King Alfred's Cakes

The dark, golf ball-size King Alfred's Cake fungus, January 2025

Species introduction

At a glance
Latin name: 
Daldinia concentrica
Family: 
Sac fungus
Family Latin name: 
Hypoxylaceae
Category: 
Fungi
Vernacular names: 

Cramp balls, coal fungus

Species description

Species description

This is an inedible fungus with a nearly spherical appearance that starts reddish-brown when developing, and turns almost black when mature. It can grow to golf ball size, about 8cm across. Fresh growth starts between June and November, but these fungi persist throughout the year. They are commonly associated with branches of Ash that have fallen to the ground.
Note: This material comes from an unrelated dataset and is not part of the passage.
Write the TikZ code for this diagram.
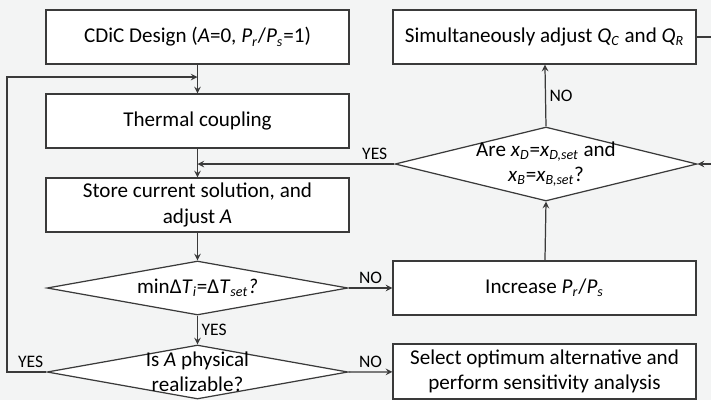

It is a common and widespread fungi in Britain.

The fruiting body is hard and friable, resembling a smooth lump of coal. Legend has it that an anonymous King Alfred, tasked with minding some wheaten cakes left baking by a fire, fell asleep. The resulting cakes - by that time as inedible as the fungus which takes his name - permanently linked this Saxon King with culinary ineptitude. The name King Alfred's Cakes is a pithy and accurate one for this interesting fungus.
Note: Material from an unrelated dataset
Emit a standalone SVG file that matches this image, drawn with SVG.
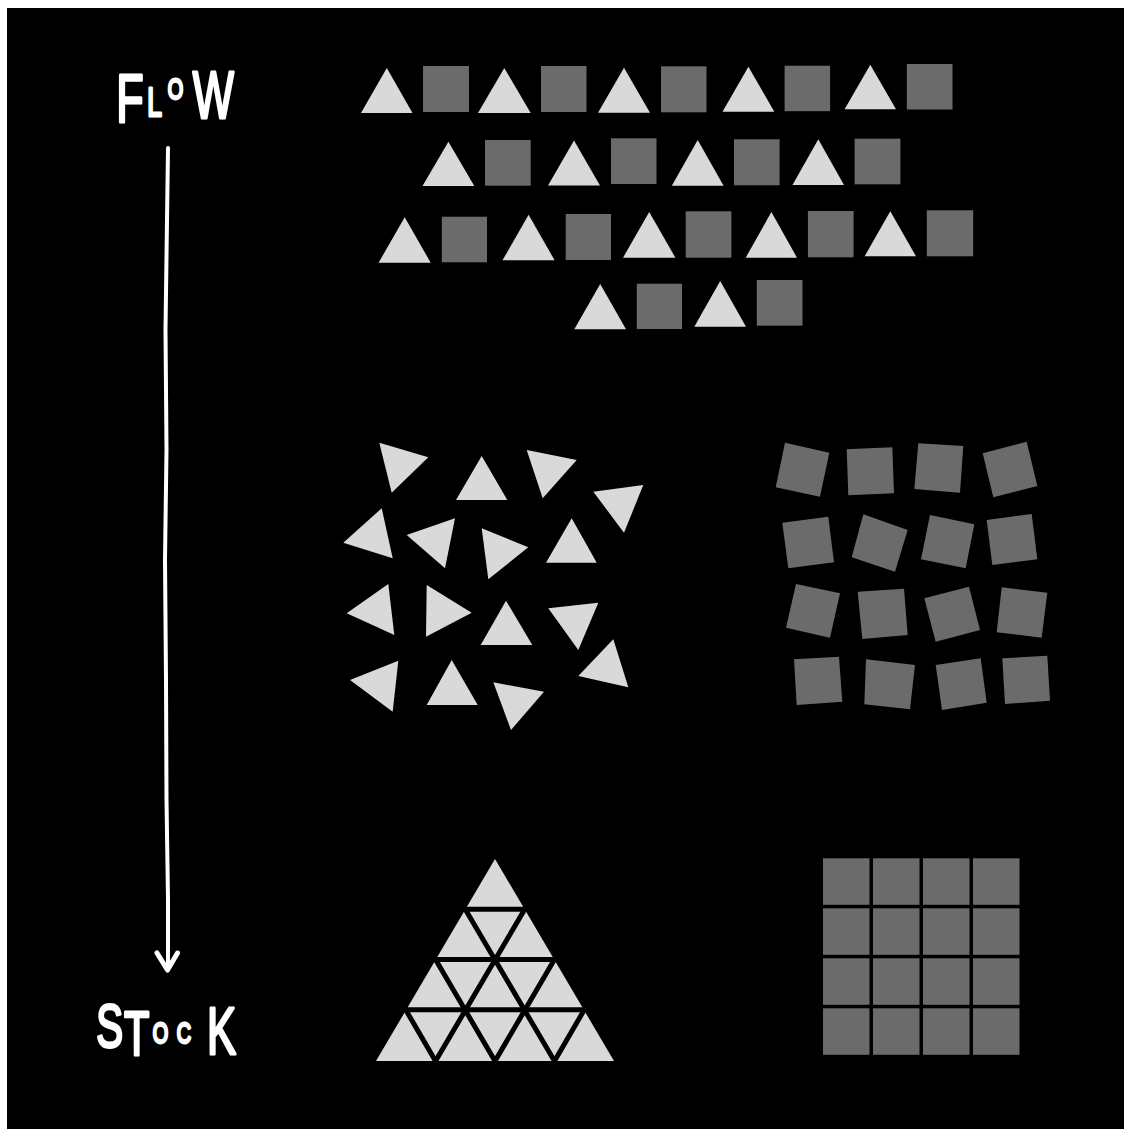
<svg xmlns="http://www.w3.org/2000/svg" width="1124" height="1129" viewBox="0 0 1124 1129">
<style>
.tri{fill:#d9d9d9}
.sq{fill:#6b6b6b}
.hand{fill:#ffffff;stroke:#ffffff;stroke-width:3;stroke-linejoin:round;font-family:"Liberation Sans",Arial,sans-serif}
.wire{fill:none;stroke:#ffffff;stroke-linecap:round;stroke-linejoin:round}
.gap{stroke:#000;stroke-width:5;fill:none}
</style>
<rect x="0" y="0" width="1124" height="1129" fill="#ffffff"/>
<rect x="7" y="8" width="1117" height="1121" fill="#000000"/>

<g id="label-flow">
<text class="hand" transform="scale(0.66,1)"><tspan x="176" y="122" font-size="68">F</tspan><tspan x="223" y="116" font-size="40">L</tspan><tspan x="254" y="99" font-size="30">O</tspan><tspan x="292" y="118" font-size="66">W</tspan></text>
</g>

<g id="label-stock">
<text class="hand" transform="scale(0.66,1)"><tspan x="146" y="1047" font-size="61">S</tspan><tspan x="188" y="1055" font-size="63">T</tspan><tspan x="231.5" y="1043" font-size="30">O</tspan><tspan x="268" y="1043" font-size="30">C</tspan><tspan x="313.6" y="1054" font-size="66">K</tspan></text>
</g>

<g id="connectors">
<path class="wire" stroke-width="4" d="M168,148 L167,220 L165.5,330 L166.5,450 L165,560 L166,680 L166.5,800 L168,900 L168,968"/>
<path class="wire" stroke-width="5" d="M157,953 L167.5,970 L177.5,953"/>
</g>

<g id="flow-rows">
<g id="row-1">
<polygon class="tri" points="361,113 386.8,68 412.5,113"/>
<rect class="sq" x="423" y="66" width="46" height="46"/>
<polygon class="tri" points="478,113 504.3,68 530.7,113"/>
<rect class="sq" x="541" y="66" width="45.5" height="46"/>
<polygon class="tri" points="598,112.7 624,67.7 650,112.7"/>
<rect class="sq" x="661" y="66.3" width="45.5" height="46"/>
<polygon class="tri" points="722.5,111.7 748.4,66.7 774.3,111.7"/>
<rect class="sq" x="784.6" y="65.7" width="45.5" height="45.5"/>
<polygon class="tri" points="844.6,109.3 870.3,64.7 896,109.3"/>
<rect class="sq" x="906.8" y="64" width="45.7" height="45.5"/>
</g>
<g id="row-2">
<polygon class="tri" points="422.5,186 448.4,141.7 474.3,186"/>
<rect class="sq" x="485" y="140" width="45.7" height="45.7"/>
<polygon class="tri" points="548,185.5 574,140.5 600,185.5"/>
<rect class="sq" x="611" y="138.3" width="45.5" height="45.7"/>
<polygon class="tri" points="671.8,185.7 697.7,140 723.6,185.7"/>
<rect class="sq" x="734" y="139.3" width="45.6" height="46"/>
<polygon class="tri" points="792.5,185 818.3,139.3 844,185"/>
<rect class="sq" x="854.6" y="138.7" width="45.8" height="45.6"/>
</g>
<g id="row-3">
<polygon class="tri" points="378.6,262.7 404.7,217.3 430.7,262.7"/>
<rect class="sq" x="441.8" y="216.7" width="45.2" height="45.6"/>
<polygon class="tri" points="502.5,260.3 528.6,214.7 554.6,260.3"/>
<rect class="sq" x="565.7" y="214" width="45.3" height="46"/>
<polygon class="tri" points="623,257.7 649.2,212 675.4,257.7"/>
<rect class="sq" x="685.7" y="211.3" width="45.7" height="46.4"/>
<polygon class="tri" points="745.7,257.7 771.4,212 797,257.7"/>
<rect class="sq" x="807.9" y="211" width="45.7" height="46.3"/>
<polygon class="tri" points="864.6,256.3 890.3,211.3 916,256.3"/>
<rect class="sq" x="926.8" y="210.3" width="46.4" height="46"/>
</g>
<g id="row-4">
<polygon class="tri" points="574.3,329.3 600.2,284 626,329.3"/>
<rect class="sq" x="636.8" y="283.7" width="45.2" height="45.3"/>
<polygon class="tri" points="694.3,326.7 720.2,281 746,326.7"/>
<rect class="sq" x="756.8" y="280" width="45.7" height="45.7"/>
</g>
</g>

<g id="scattered-triangles">
<polygon class="tri" points="379.3,442.7 428.3,457.3 391.7,492.7"/>
<polygon class="tri" points="481.7,456 456,500 507.3,500"/>
<polygon class="tri" points="526.7,450 576.7,460 542.7,498.3"/>
<polygon class="tri" points="593.3,491.7 643.3,485 624,532.7"/>
<polygon class="tri" points="381.7,508.3 343.3,542.7 392.7,558.3"/>
<polygon class="tri" points="406.7,535 455,518.3 445,568.3"/>
<polygon class="tri" points="481.7,528.3 528.3,547.3 488.3,579.3"/>
<polygon class="tri" points="571.7,518.3 546,562.7 596.7,562.7"/>
<polygon class="tri" points="388.3,584 346.7,613.3 394.3,635"/>
<polygon class="tri" points="426.7,585 471.7,612.7 426,636.7"/>
<polygon class="tri" points="506,600.7 480.7,645 532.3,645"/>
<polygon class="tri" points="548.3,608.3 598.3,602.7 578.3,650"/>
<polygon class="tri" points="613.3,639.3 578.3,676 628.3,687.3"/>
<polygon class="tri" points="398.3,660.7 350,680 392.7,711.7"/>
<polygon class="tri" points="451.7,660 426.7,705 477.7,705"/>
<polygon class="tri" points="493.3,682.3 544,691.7 511,730"/>
</g>

<g id="scattered-squares">
<polygon class="sq" points="785,442.7 829.3,452.7 820,496.7 775.7,487.3"/>
<polygon class="sq" points="846.7,449.3 892.3,447.3 894,493.3 848.3,495.3"/>
<polygon class="sq" points="918.3,443.3 963.3,446 960,492.7 914.3,489"/>
<polygon class="sq" points="982.7,453.3 1026.7,441.7 1037.3,486 993.3,497.3"/>
<polygon class="sq" points="782.3,522.7 828.3,516.7 834,562.3 788.3,568.3"/>
<polygon class="sq" points="863.3,514.3 907.7,530 895,571.7 851.7,557.3"/>
<polygon class="sq" points="930,515 974.3,524.3 965.7,568.3 921,559.3"/>
<polygon class="sq" points="986.7,520 1031.7,514 1037.3,559.3 992.3,565"/>
<polygon class="sq" points="796,584 840,593.3 830,637.7 786,627.7"/>
<polygon class="sq" points="857.7,591.7 904,588.7 907.7,635 862.3,639"/>
<polygon class="sq" points="924.3,598.3 969,586.7 980,630 935.7,641.7"/>
<polygon class="sq" points="1001.7,587.3 1047.3,592.7 1041.7,637.7 996.7,632.3"/>
<polygon class="sq" points="794,659.3 839,656.7 842.3,701.7 796.7,705"/>
<polygon class="sq" points="866,659.3 915,665 910,709.3 864.3,704.3"/>
<polygon class="sq" points="935.7,665 980.7,658.3 986.7,702.7 942,710"/>
<polygon class="sq" points="1002.3,658.3 1047.3,655.7 1050,700.7 1005,704"/>
</g>

<g id="stock-pyramid">
<polygon class="tri" points="376,1061 495,859 614,1061"/>
<g class="gap">
<line x1="460" y1="909.25" x2="530" y2="909.25"/>
<line x1="432" y1="959.5" x2="558" y2="959.5"/>
<line x1="402" y1="1009.75" x2="588" y2="1009.75"/>
<line x1="526.8" y1="905.8" x2="433.5" y2="1064.5"/>
<line x1="556.5" y1="956" x2="493" y2="1064.5"/>
<line x1="586.3" y1="1006.3" x2="552.5" y2="1064.5"/>
<line x1="463.2" y1="905.8" x2="556.5" y2="1064.5"/>
<line x1="433.5" y1="956" x2="497" y2="1064.5"/>
<line x1="403.7" y1="1006.3" x2="437.5" y2="1064.5"/>
</g>
</g>

<g id="stock-grid">
<rect class="sq" x="823" y="858.3" width="46.5" height="46.5"/>
<rect class="sq" x="873" y="858.3" width="46.5" height="46.5"/>
<rect class="sq" x="923" y="858.3" width="46.5" height="46.5"/>
<rect class="sq" x="973" y="858.3" width="46.5" height="46.5"/>
<rect class="sq" x="823" y="908.3" width="46.5" height="46.5"/>
<rect class="sq" x="873" y="908.3" width="46.5" height="46.5"/>
<rect class="sq" x="923" y="908.3" width="46.5" height="46.5"/>
<rect class="sq" x="973" y="908.3" width="46.5" height="46.5"/>
<rect class="sq" x="823" y="958.3" width="46.5" height="46.5"/>
<rect class="sq" x="873" y="958.3" width="46.5" height="46.5"/>
<rect class="sq" x="923" y="958.3" width="46.5" height="46.5"/>
<rect class="sq" x="973" y="958.3" width="46.5" height="46.5"/>
<rect class="sq" x="823" y="1008.3" width="46.5" height="46.5"/>
<rect class="sq" x="873" y="1008.3" width="46.5" height="46.5"/>
<rect class="sq" x="923" y="1008.3" width="46.5" height="46.5"/>
<rect class="sq" x="973" y="1008.3" width="46.5" height="46.5"/>
</g>
</svg>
The flesh of the fruiting body is arranged in concentric layers, almost like tree rings, hence the second part of its Latin name. It is generally thought that these concentric rings indicate annual growth, but a research paper (Daldinia: The nature of its concentric zones) suggests that this is not the case. Instead, the paper says, all the rings inside these fungus balls are produced within a single growing season.
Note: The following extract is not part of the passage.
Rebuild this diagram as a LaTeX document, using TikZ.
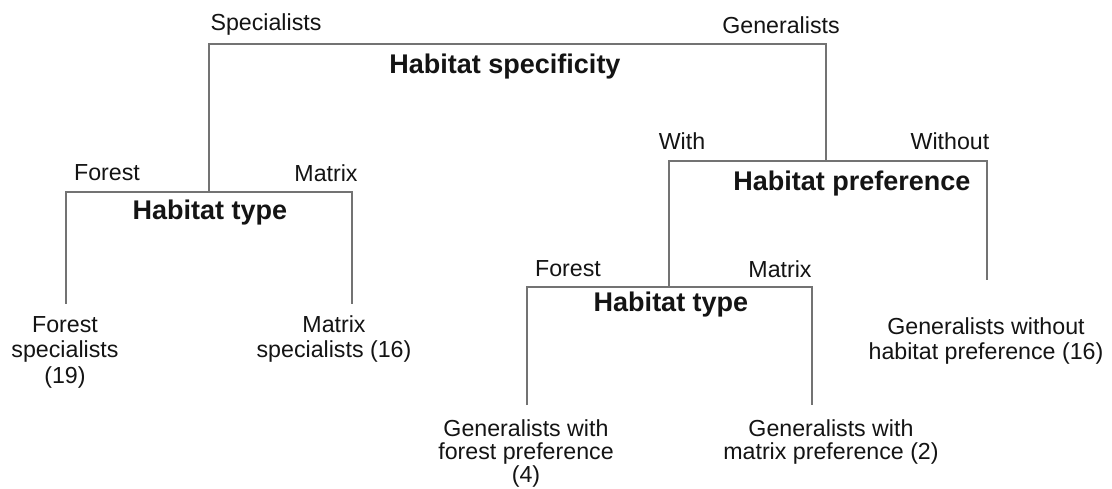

Many types of insect and other small animals can live inside this species. Caterpillars of the Concealer Moth (Harpella forficella, not seen in the Cemetery at the time of writing) apparently eat this fungus.

The fungus can be used as a tinder for fire-lighting, the black variety being better adapted to this task. It is thought that this slow-burning briquette could have been used by early man to move fire from place to place.

Species photographs

Larger photograph(s) (click to magnify)

Details

Species family information

This family includes the cup fungi. More broadly, the genus Hypoxlon (of which King Alfred Cake's is a member) consists of fungi commonly found on dead wood.

Category information

Of surviving life forms, the Bacteria are the most ancient, followed by the Archaea. These two groups, the Prokaryotes, lack a membrane-bound nucleus in their cells. From this lineage evolved the Eukaryotes, possessing a nucleus in their cells, two types of which evolved, the Unikonta, with a single appendage (flagellum) for propulsion, and the Bikonta, with two appendages (flagella). The Unikonta gave rise to first the Fungi, then the Animals. The Bikonta evolved into the Algae and Plants. The Fungi therefore share a common ancestor with the Animals, whereas neither is closely related to plants. For this reason, vegans and vegetarians should not eat mushrooms or other fungi, nor eat bread or consume alcoholic drinks because they are prepared using yeast, a fungus.

Colloquially, the word ‘mushroom’ is used for edible species and ‘toadstool’ for poisonous species, but there is actually no scientific distinction between these words. Mycologists, the scientists who study fungi, use the term ‘mushroom’ for all species that have the familiar fruiting bodies that we see above ground. Many fungal groups do not have fruiting bodies, and they have a terminology of their own.

Unlike plants fungi can’t make their own food, but must derive it from plants or animals, living or dead. Fungi called saprophytes serve an important function decomposing and recycling dead matter back into the soil. Symbiotic fungi grow on living organisms, but do not damage them, whereas parasitic fungi do harm their living hosts.